→ DIRECTIONS
Retype, please, the listing from its opening line through the line that contains "L, R, T, B = 181", both included, without the pictures.

## Begin DATA SHOWN

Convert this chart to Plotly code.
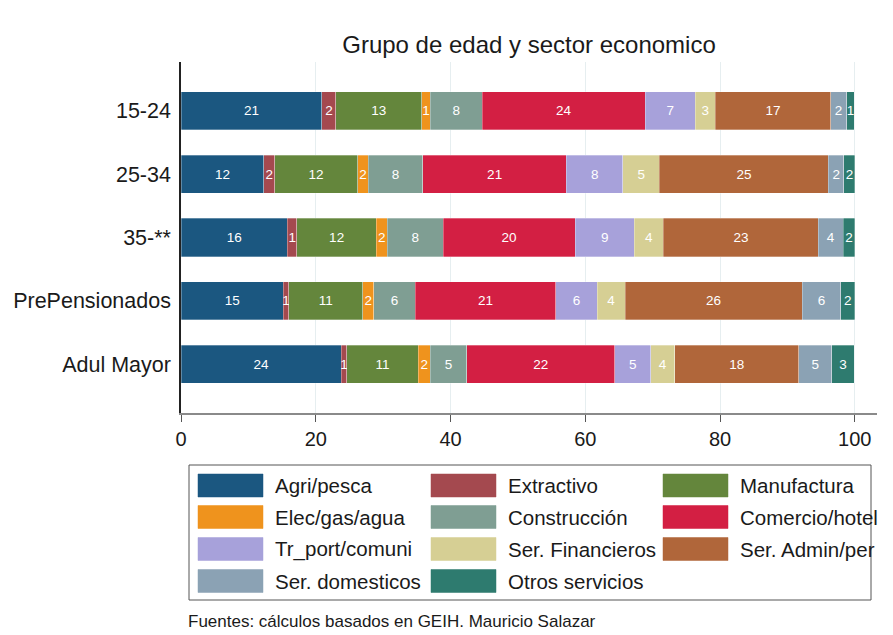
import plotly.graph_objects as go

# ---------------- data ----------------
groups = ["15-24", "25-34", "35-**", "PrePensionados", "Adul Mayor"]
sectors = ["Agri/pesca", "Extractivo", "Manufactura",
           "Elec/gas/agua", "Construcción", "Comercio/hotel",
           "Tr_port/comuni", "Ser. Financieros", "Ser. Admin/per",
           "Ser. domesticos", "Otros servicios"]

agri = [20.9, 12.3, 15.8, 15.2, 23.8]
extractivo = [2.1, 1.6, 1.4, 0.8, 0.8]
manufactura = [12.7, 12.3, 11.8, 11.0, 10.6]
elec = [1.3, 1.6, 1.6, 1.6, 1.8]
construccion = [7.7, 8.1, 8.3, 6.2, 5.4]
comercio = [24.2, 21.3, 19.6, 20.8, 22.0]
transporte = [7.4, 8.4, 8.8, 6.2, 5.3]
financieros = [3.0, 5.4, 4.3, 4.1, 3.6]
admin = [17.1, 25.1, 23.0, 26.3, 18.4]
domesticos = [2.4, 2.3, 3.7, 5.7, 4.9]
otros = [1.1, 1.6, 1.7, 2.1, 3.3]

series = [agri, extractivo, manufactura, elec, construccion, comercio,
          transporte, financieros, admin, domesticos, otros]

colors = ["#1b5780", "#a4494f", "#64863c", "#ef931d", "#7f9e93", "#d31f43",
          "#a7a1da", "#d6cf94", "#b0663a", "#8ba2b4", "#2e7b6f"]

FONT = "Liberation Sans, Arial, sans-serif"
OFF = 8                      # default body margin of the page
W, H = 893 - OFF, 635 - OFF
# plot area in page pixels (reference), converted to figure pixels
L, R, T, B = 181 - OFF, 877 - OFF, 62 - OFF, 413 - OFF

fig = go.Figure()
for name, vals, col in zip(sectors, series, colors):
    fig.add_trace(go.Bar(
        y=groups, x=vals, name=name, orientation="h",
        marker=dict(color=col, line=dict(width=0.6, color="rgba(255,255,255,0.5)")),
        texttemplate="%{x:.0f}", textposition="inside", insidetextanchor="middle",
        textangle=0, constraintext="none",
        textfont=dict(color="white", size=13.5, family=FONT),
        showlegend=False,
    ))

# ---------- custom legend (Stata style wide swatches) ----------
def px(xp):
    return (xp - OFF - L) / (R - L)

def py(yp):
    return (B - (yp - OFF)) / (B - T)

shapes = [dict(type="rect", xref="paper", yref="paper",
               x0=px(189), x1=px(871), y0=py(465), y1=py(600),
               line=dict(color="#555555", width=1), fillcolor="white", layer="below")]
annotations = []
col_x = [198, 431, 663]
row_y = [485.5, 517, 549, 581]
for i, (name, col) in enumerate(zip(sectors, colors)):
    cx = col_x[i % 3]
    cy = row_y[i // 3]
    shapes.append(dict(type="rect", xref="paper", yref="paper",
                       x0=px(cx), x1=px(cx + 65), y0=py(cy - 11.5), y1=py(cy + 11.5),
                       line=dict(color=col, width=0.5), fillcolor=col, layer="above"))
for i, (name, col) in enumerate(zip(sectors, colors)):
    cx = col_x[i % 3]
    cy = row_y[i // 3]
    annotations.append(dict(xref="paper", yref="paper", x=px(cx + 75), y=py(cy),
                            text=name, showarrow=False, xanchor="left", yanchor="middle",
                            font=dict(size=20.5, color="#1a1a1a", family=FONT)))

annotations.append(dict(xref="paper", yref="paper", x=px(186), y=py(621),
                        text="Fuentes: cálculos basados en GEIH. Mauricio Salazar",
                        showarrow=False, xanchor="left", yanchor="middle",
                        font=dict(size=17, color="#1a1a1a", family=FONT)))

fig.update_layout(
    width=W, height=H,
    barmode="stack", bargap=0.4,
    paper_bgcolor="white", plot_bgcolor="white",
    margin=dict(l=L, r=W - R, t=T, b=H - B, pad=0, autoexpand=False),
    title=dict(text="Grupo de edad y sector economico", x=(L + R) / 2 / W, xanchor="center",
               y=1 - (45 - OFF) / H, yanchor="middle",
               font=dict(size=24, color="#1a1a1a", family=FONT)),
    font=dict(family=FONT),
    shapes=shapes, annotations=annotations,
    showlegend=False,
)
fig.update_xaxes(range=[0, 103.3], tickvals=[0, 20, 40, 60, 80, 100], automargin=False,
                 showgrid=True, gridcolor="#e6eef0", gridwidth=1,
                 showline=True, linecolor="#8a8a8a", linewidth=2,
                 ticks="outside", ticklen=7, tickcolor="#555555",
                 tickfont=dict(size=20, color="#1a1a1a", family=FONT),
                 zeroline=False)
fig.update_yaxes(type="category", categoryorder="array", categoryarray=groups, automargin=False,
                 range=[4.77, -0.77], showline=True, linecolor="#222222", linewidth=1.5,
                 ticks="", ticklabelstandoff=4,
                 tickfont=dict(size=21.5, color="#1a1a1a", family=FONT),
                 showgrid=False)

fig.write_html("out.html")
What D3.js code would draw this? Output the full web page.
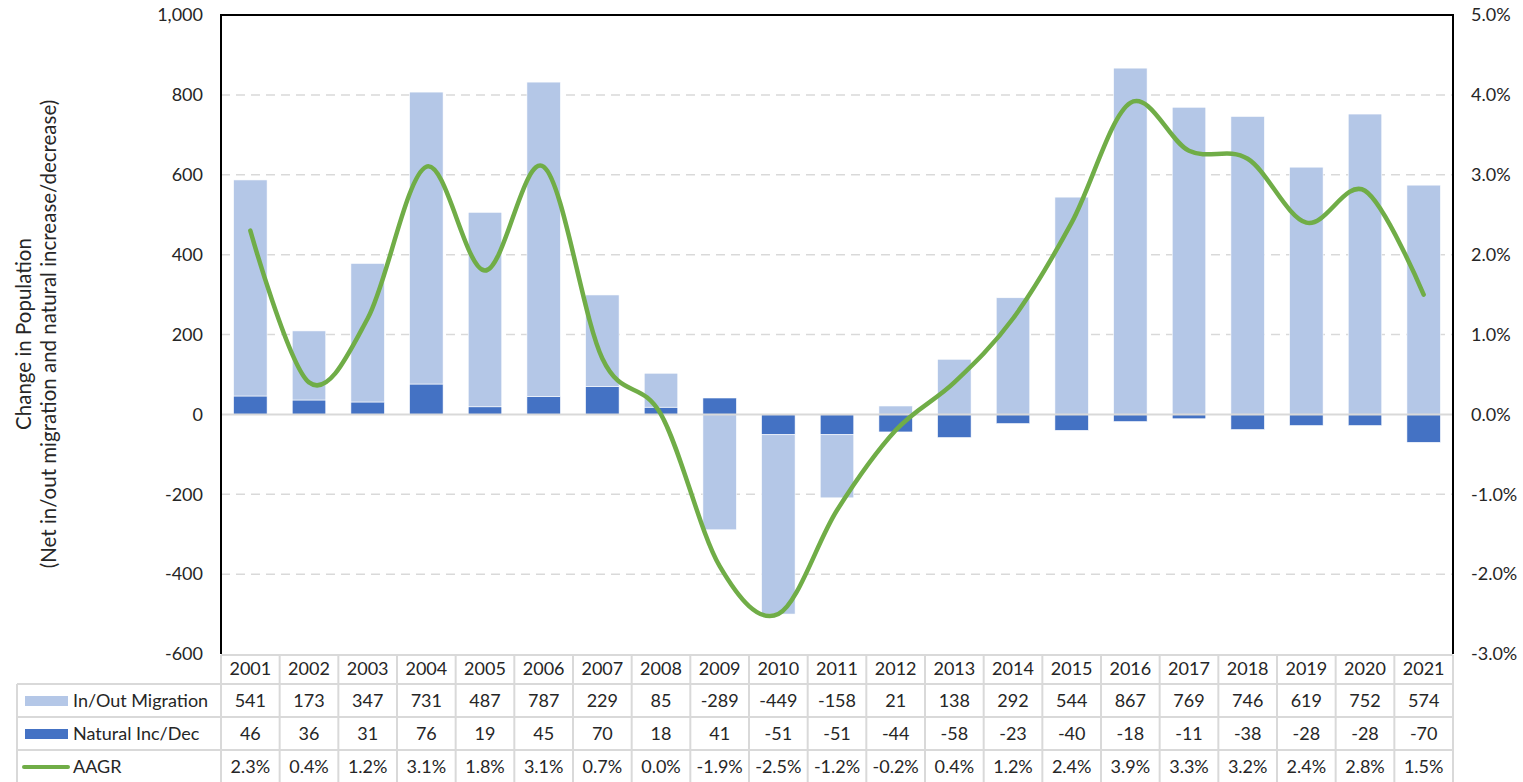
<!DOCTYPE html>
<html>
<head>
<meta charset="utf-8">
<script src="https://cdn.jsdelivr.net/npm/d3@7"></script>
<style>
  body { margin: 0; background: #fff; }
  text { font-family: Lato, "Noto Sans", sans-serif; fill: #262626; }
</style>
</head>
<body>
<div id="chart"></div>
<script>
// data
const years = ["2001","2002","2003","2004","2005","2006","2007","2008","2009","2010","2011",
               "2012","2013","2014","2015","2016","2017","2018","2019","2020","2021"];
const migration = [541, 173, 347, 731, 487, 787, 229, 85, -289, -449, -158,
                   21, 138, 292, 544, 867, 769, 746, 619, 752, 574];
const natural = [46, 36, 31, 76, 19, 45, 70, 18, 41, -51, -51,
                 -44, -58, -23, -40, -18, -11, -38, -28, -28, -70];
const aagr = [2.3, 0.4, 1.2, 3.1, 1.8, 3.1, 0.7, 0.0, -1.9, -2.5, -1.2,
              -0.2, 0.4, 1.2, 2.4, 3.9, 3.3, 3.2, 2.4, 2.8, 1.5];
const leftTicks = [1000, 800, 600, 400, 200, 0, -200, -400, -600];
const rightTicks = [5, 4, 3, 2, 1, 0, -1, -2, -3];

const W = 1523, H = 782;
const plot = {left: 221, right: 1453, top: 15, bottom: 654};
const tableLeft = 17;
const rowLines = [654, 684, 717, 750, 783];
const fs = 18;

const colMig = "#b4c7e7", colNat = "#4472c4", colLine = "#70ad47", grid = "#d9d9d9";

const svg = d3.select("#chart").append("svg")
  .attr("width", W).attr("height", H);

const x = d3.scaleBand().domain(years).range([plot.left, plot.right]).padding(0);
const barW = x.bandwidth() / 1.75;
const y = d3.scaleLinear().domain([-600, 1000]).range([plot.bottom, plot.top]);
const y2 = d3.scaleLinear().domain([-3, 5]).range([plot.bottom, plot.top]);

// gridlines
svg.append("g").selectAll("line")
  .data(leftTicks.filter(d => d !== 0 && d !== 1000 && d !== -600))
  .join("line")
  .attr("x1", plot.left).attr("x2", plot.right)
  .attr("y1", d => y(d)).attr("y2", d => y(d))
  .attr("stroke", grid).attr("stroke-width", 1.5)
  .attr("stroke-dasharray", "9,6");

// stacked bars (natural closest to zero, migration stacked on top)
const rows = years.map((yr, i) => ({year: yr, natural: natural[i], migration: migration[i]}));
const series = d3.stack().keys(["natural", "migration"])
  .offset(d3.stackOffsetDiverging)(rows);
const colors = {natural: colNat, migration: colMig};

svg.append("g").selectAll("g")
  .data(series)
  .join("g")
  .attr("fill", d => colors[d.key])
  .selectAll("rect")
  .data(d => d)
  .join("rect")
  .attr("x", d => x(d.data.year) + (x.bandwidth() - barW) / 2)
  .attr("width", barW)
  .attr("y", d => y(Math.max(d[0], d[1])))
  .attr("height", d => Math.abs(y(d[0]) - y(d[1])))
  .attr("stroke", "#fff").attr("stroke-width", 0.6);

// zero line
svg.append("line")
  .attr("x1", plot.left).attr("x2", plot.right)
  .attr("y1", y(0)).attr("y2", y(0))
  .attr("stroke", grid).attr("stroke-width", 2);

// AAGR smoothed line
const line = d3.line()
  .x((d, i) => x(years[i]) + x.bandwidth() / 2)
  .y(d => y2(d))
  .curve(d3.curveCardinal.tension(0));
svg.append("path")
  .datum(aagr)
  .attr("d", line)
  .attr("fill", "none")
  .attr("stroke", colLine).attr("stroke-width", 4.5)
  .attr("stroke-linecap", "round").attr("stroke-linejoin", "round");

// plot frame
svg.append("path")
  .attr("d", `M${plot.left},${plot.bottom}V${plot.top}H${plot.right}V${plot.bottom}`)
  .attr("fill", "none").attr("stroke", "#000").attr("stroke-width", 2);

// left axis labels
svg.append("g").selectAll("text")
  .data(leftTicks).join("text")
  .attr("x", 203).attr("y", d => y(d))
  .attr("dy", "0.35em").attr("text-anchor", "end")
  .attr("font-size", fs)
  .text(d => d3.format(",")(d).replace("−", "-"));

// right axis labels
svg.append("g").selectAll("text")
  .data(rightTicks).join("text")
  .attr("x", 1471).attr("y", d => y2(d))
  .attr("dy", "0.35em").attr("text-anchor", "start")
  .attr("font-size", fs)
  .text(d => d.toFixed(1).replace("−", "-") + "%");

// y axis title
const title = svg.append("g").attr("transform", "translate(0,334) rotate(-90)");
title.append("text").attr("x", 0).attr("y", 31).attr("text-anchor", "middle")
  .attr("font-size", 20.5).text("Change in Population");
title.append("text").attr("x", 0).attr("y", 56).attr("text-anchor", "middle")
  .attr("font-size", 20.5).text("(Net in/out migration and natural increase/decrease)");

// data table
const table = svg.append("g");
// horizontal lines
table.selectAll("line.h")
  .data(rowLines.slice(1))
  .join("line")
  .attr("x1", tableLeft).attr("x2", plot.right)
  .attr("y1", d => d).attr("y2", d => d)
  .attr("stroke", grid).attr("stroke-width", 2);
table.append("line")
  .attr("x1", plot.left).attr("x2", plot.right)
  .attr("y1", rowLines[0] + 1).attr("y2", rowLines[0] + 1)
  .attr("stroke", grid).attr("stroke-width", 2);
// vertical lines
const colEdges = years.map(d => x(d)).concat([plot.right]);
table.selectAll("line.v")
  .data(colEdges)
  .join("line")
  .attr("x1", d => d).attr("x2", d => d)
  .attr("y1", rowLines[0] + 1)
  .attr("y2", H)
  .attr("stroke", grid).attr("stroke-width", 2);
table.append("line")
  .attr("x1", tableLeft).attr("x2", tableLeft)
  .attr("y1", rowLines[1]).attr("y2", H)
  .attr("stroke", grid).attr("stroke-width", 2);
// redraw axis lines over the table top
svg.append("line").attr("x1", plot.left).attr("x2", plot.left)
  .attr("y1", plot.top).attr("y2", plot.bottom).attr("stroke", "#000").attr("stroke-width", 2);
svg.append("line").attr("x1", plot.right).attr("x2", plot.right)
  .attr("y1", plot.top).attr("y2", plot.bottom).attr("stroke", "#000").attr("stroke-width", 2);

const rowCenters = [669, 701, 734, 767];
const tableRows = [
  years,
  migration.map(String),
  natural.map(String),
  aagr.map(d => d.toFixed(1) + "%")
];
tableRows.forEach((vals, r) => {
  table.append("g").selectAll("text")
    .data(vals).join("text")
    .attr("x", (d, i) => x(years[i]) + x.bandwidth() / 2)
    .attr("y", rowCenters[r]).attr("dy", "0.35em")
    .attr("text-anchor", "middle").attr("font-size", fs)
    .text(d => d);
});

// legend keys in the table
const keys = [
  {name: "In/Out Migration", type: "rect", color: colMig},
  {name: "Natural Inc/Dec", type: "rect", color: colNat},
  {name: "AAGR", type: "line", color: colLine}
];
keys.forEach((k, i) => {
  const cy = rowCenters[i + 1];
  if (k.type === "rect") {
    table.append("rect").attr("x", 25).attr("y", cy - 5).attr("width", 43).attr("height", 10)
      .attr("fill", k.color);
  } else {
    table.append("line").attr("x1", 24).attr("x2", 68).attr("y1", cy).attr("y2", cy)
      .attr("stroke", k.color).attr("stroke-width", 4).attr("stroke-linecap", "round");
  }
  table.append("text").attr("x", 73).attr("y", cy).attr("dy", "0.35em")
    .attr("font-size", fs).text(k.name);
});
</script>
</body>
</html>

## End DATA SHOWN

→ ANSWER TO THE EXERCISE
Convert this chart to Plotly code.
import plotly.graph_objects as go

# ---------------- data ----------------
groups = ["15-24", "25-34", "35-**", "PrePensionados", "Adul Mayor"]
sectors = ["Agri/pesca", "Extractivo", "Manufactura",
           "Elec/gas/agua", "Construcción", "Comercio/hotel",
           "Tr_port/comuni", "Ser. Financieros", "Ser. Admin/per",
           "Ser. domesticos", "Otros servicios"]

agri = [20.9, 12.3, 15.8, 15.2, 23.8]
extractivo = [2.1, 1.6, 1.4, 0.8, 0.8]
manufactura = [12.7, 12.3, 11.8, 11.0, 10.6]
elec = [1.3, 1.6, 1.6, 1.6, 1.8]
construccion = [7.7, 8.1, 8.3, 6.2, 5.4]
comercio = [24.2, 21.3, 19.6, 20.8, 22.0]
transporte = [7.4, 8.4, 8.8, 6.2, 5.3]
financieros = [3.0, 5.4, 4.3, 4.1, 3.6]
admin = [17.1, 25.1, 23.0, 26.3, 18.4]
domesticos = [2.4, 2.3, 3.7, 5.7, 4.9]
otros = [1.1, 1.6, 1.7, 2.1, 3.3]

series = [agri, extractivo, manufactura, elec, construccion, comercio,
          transporte, financieros, admin, domesticos, otros]

colors = ["#1b5780", "#a4494f", "#64863c", "#ef931d", "#7f9e93", "#d31f43",
          "#a7a1da", "#d6cf94", "#b0663a", "#8ba2b4", "#2e7b6f"]

FONT = "Liberation Sans, Arial, sans-serif"
OFF = 8                      # default body margin of the page
W, H = 893 - OFF, 635 - OFF
# plot area in page pixels (reference), converted to figure pixels
L, R, T, B = 181 - OFF, 877 - OFF, 62 - OFF, 413 - OFF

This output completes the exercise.